La otra vez hablaba con Carlos Espinoza,
profesor bueno como pocos, sobre geografía, movimientos telúricos, escalas de
Richter y sismógrafos. Llegué a casa, encendí el televisor y miré con sorpresa
que informaban de un terremoto en Malasia. Al día siguiente mi hija pide que le
cuente qué diablos es un torbellino. Nos metemos en el tema, cojo un libro de
ciencias olvidado en la biblioteca desde mis años universitarios, y los vientos
planetarios hacen de las suyas. Alisios, bandas de lluvia, convergencias
intertropicales, zonas de baja presión, frentes fríos o calientes, todo
edulcorado con nombrecitos tan sugestivos como aterradores: Ophelia, Katrina,
Arlene, Cindy, Irene, verdaderas femmes
fatales de la climatología. Al amanecer oigo en la radio lo ocurrido: un
tornado arrasa varias islas del Caribe.
A veces pienso que soy el culpable de
ciertas ocurrencias. Terremotos, huracanes, incidentes menos espectaculares pero
no por ello menos graves como el de hace quince días, cuando noté a una anciana
caminando por la acera, al pie de un edificio, e imaginé el matero de un octavo
piso cayendo justo sobre su cabeza. Al instante fui testigo de cómo semejante
objeto le pulverizaba el parietal.
Leí en una revista que todo cuanto ocurre
guarda relación oculta o evidente con sucesos anteriores en apariencia
inconexos. Es decir, llueve en Tegucigalpa porque hay fenómenos ligados, sin
importar distancia y geografías, enmarañados, trenzados, y zas, ese aguacero en
verdad se originó en Montevideo. Y así. Experimentamos una constelación de
hechos que tejen una red, y según los entendidos las casualidades se
transforman entonces en causalidades. No negará usted que como realidad monda y
lironda, aquí el realismo mágico suelta babas en pañales.

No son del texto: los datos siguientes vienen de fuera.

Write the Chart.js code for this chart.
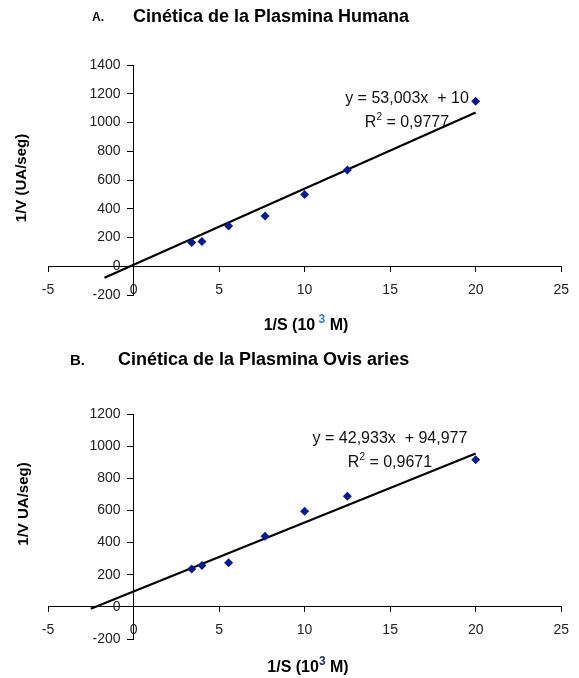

Lo cierto es que mi sensación de
culpabilidad no cede. Veo un campo convertido en erial, pongamos por caso, un
maizal reducido a cenizas por el fuego, y tamaña realidad se me traduce en
muchos platos menos sobre mil y una mesas. Colorario: en dos o tres días me
entero sin sorpresa de otra mortandad por hambre en Bangladesh. Chapoteo en la
piscina con mis hijos, jugamos al gato y el ratón metidos en el agua, hago
oleaje con el cuerpo y con las manos, y el noticiero de las diez confirma lo
que temo: tsunami en el sudeste asiático.
En ocasiones me da por creer que cuando
tocan a la puerta y voy a abrir, aparecerá un policía con esposas y boleta para
detenerme. Luego, al ver que es el vecino quien viene por azúcar, recobro la
tranquilidad no sin antes percatarme de que la taza que se lleva es la
respuesta a cierta lógica inefable que en cuestión de un mes se materializará
en forma de diabetes. Hay que ver.
Lo anterior tiene su lado bueno: en vez de
imaginar inundaciones o maremotos bastaría suponer que ese florero con
gladiolas equivale a un sembradío de margaritas en lo que hasta ayer fue algún
campo de minas ruandés, o que el rayo de luz entre aquellas nubes grises será el
relumbrón de inteligencia necesario para que israelíes y palestinos acuerden la
paz definitiva. Pero qué va, es un ejercicio de lo más inútil, jamás dio los
resultados esperados. He comprobado en carne propia lo fácil que es lograr
vientos de trescientos kilómetros por hora en el Golfo de México a partir de lo
más nimio en Maturín, y lo imposible que termina siendo fumar la pipa de la paz
en cualquier sitio desde el humo que desprende mi Cohiba.
Enfrente unos pájaros se acercan, se
acurrucan, se acarician con sus picos, están jugando a los besos. Ojalá el
periódico diga mañana que el amor anda en las calles desatado, no sea que en su
lugar titulen que los gavilanes, esas aves de rapiña convertidas en ladrones o
en hijos de puta de cualquier pelaje, continúan
como si nada haciendo de las suyas y bien gracias. Ojalá, joder. Ojalá.
2 comentarios:
¡Cónfiro Roger! El efecto mariposa y tú ahí detrás, jugando a ser Thor entomólogo. A ver, imagínate algo relativo a dinero cuando leas esta nota, y nos repartimos a medias alguna lotería o algo similar que me beneficie, ah? Jaja, saludos.
Ya lo intenté, pero nada. Qué se le va a hacer!
Un abrazo Antolín, y gracias por leer.